Too often, software development teams adopt an overly simplistic view of quality, assuming that the presence of testers or a dedicated QA team is sufficient to ensure reliable outcomes. This mindset relegates testers to the role of safety net: the last line of defense to catch bugs before code reaches production. But this view is fundamentally flawed.

The Limits of Testing
Skilled testers bring value through critical thinking and the ability to uncover risks others may overlook. Yet, they cannot retroactively inject quality into software that hasn't been thoughtfully designed and built with quality in mind from the start. It's like painting over a cracked wall without fixing the foundation—the surface may look fine temporarily, but the underlying issues will eventually show through. By the time many defects or vulnerabilities are discovered in the testing phase, it can be too late—or too expensive—to fix them properly. Teams are then left making difficult, often suboptimal decisions: Is it worth fixing now? Should we ship and hope for the best? Would we have made a different choice had we found this earlier? These are not the questions you want to be asking at the tail end of your development cycle.

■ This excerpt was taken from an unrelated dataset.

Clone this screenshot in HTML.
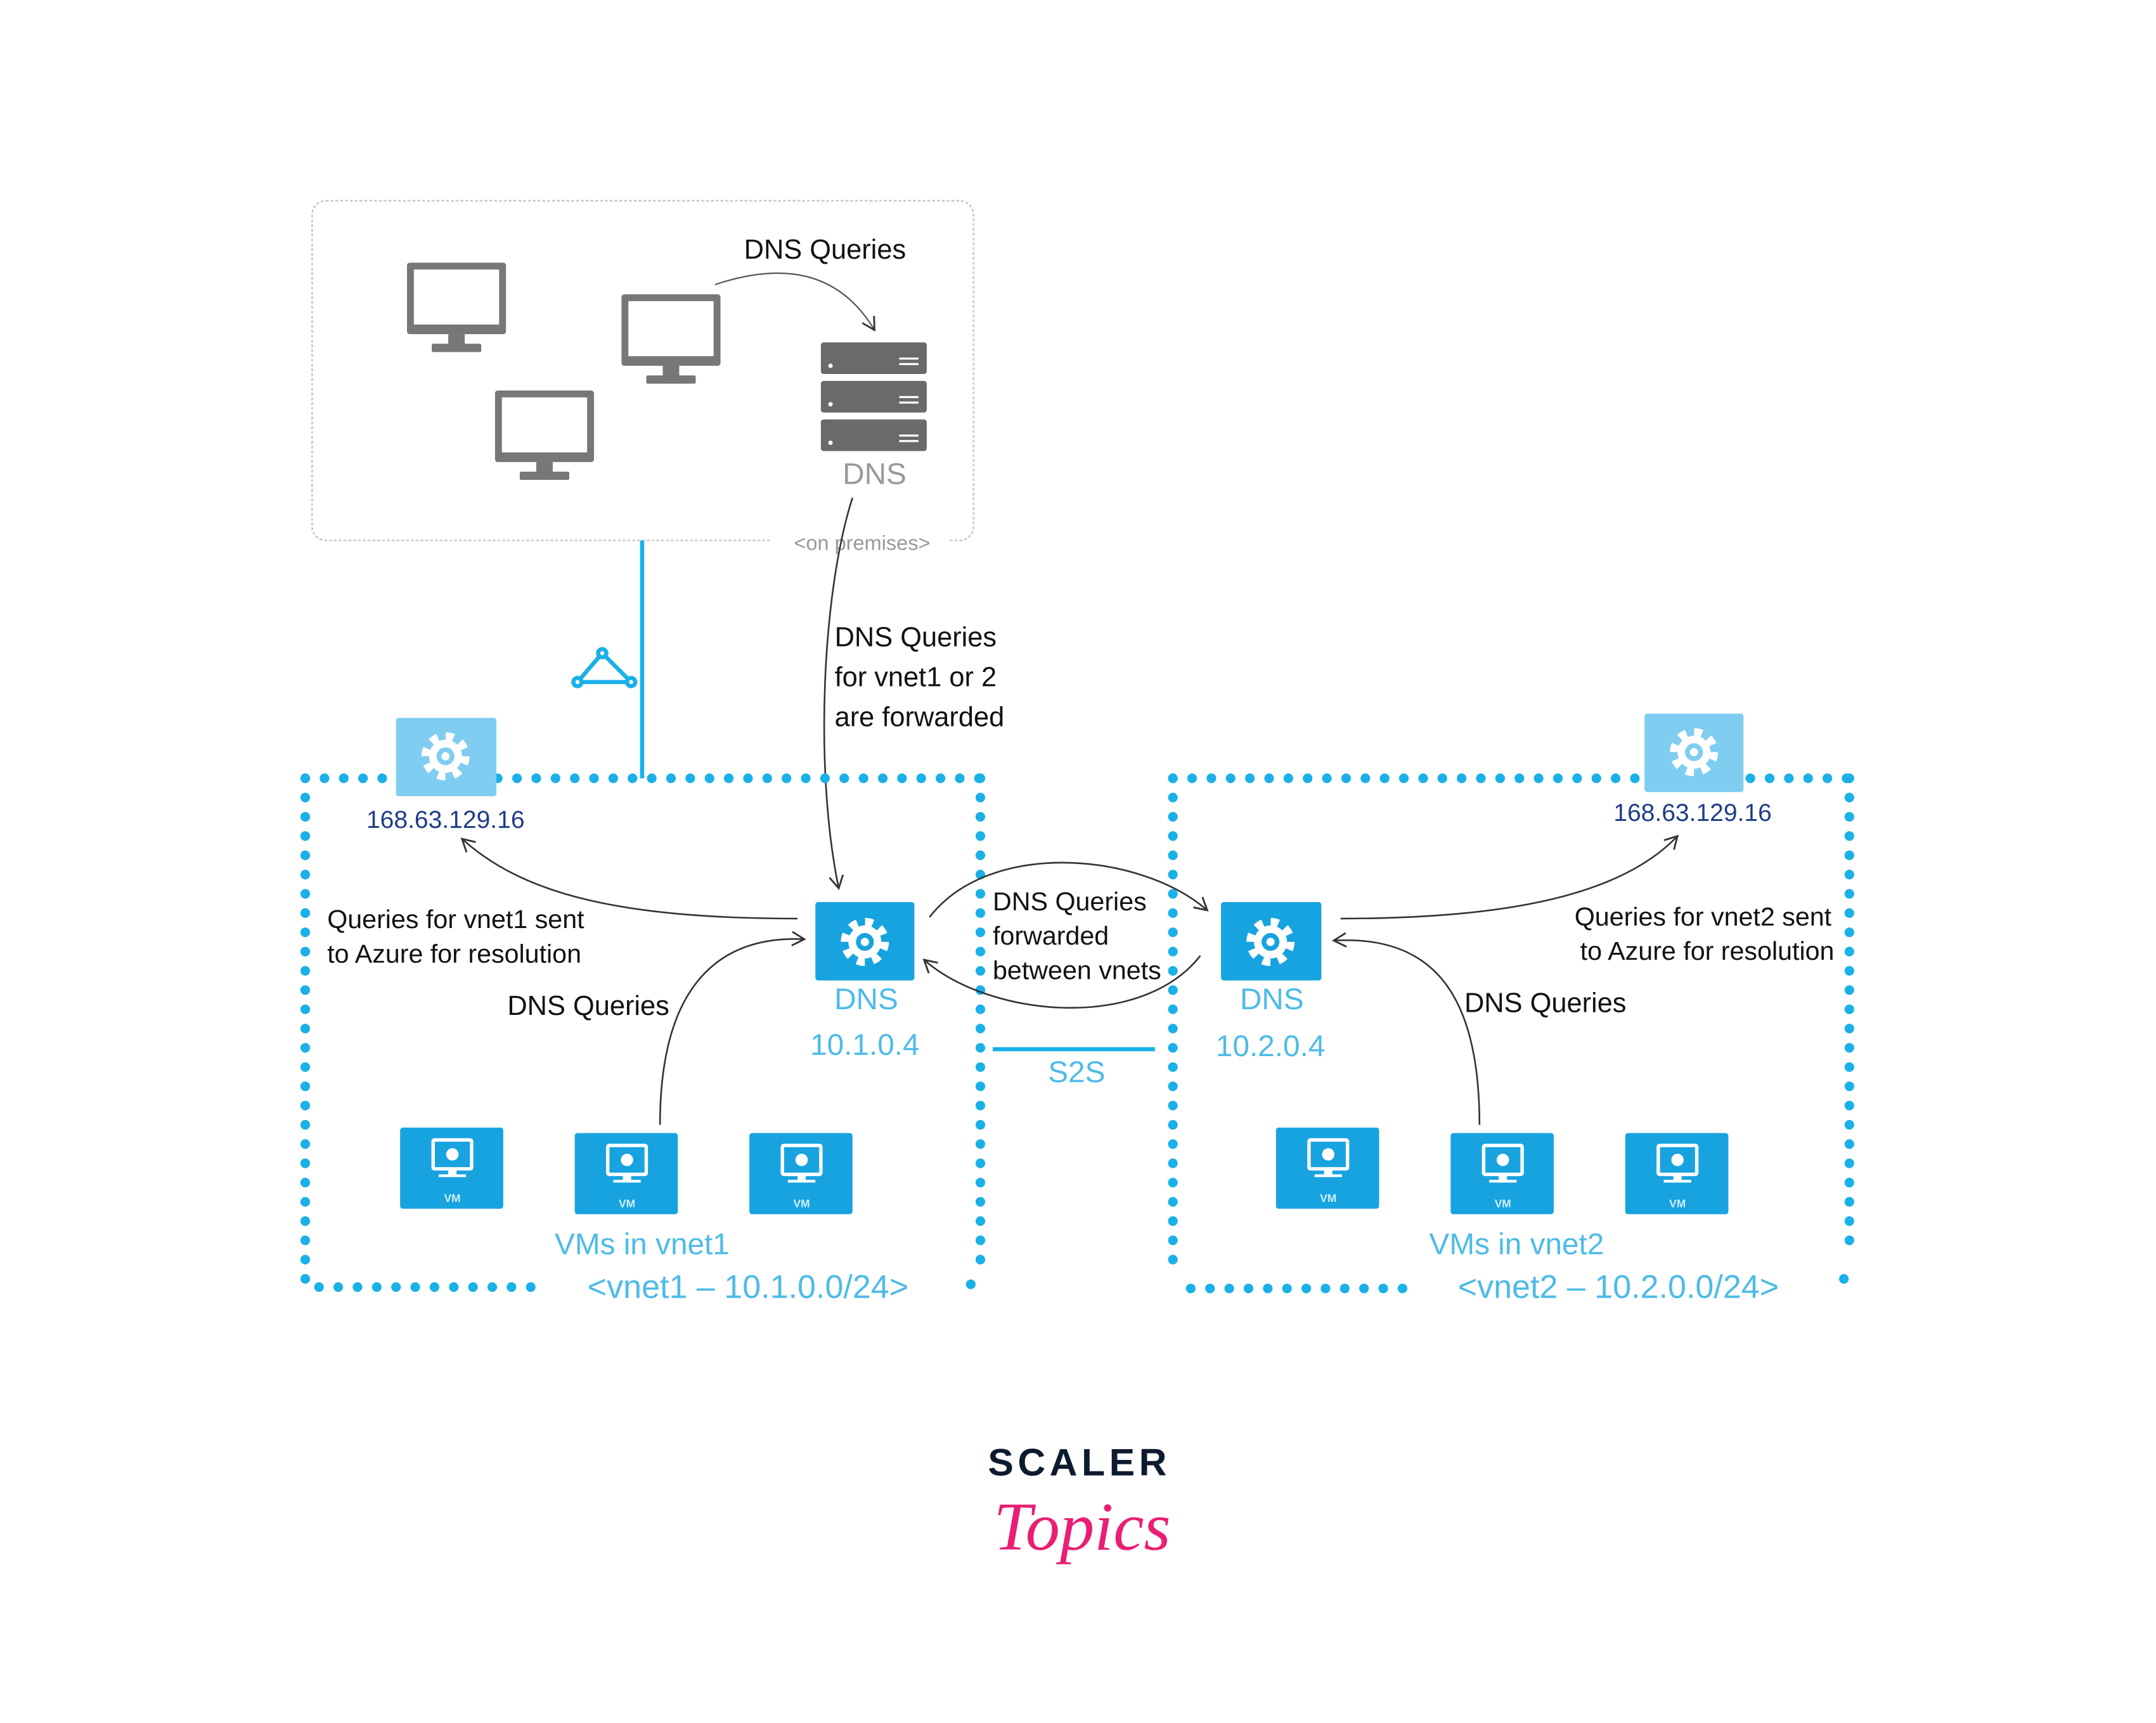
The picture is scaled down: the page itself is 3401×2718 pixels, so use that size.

Quality as a Built-In Principle
A stronger approach treats quality as a fundamental property of the software development process itself. This starts by involving your testing team from the very beginning—before a single line of code is written. Their perspective should shape requirements, architecture, and the very definition of "done."Encourage early conversations around testability: How will this feature be validated? What risks might we be introducing? Define testing strategies that span all levels of your stack—unit, integration, end-to-end, and exploratory. Plan for observability, monitoring, and failure recovery just as you would plan for feature development. Hold pre-mortems to uncover potential pitfalls in advance and strategize around them.

Leadership's Role in Quality Culture
If you are a leader, it is your job to create a culture where quality is not an afterthought but a shared responsibility. Open the door to transparent conversations around trade-offs. Yes, technical debt is inevitable. But if we treat it with intention and plan for it proactively, we can reduce its impact over time. Ultimately, a quality-first mindset enables teams to build software that is not only more stable and maintainable but also more aligned with business goals. It's a shift from reactive to proactive, from siloed ownership to shared commitment, laying the foundation for lasting success.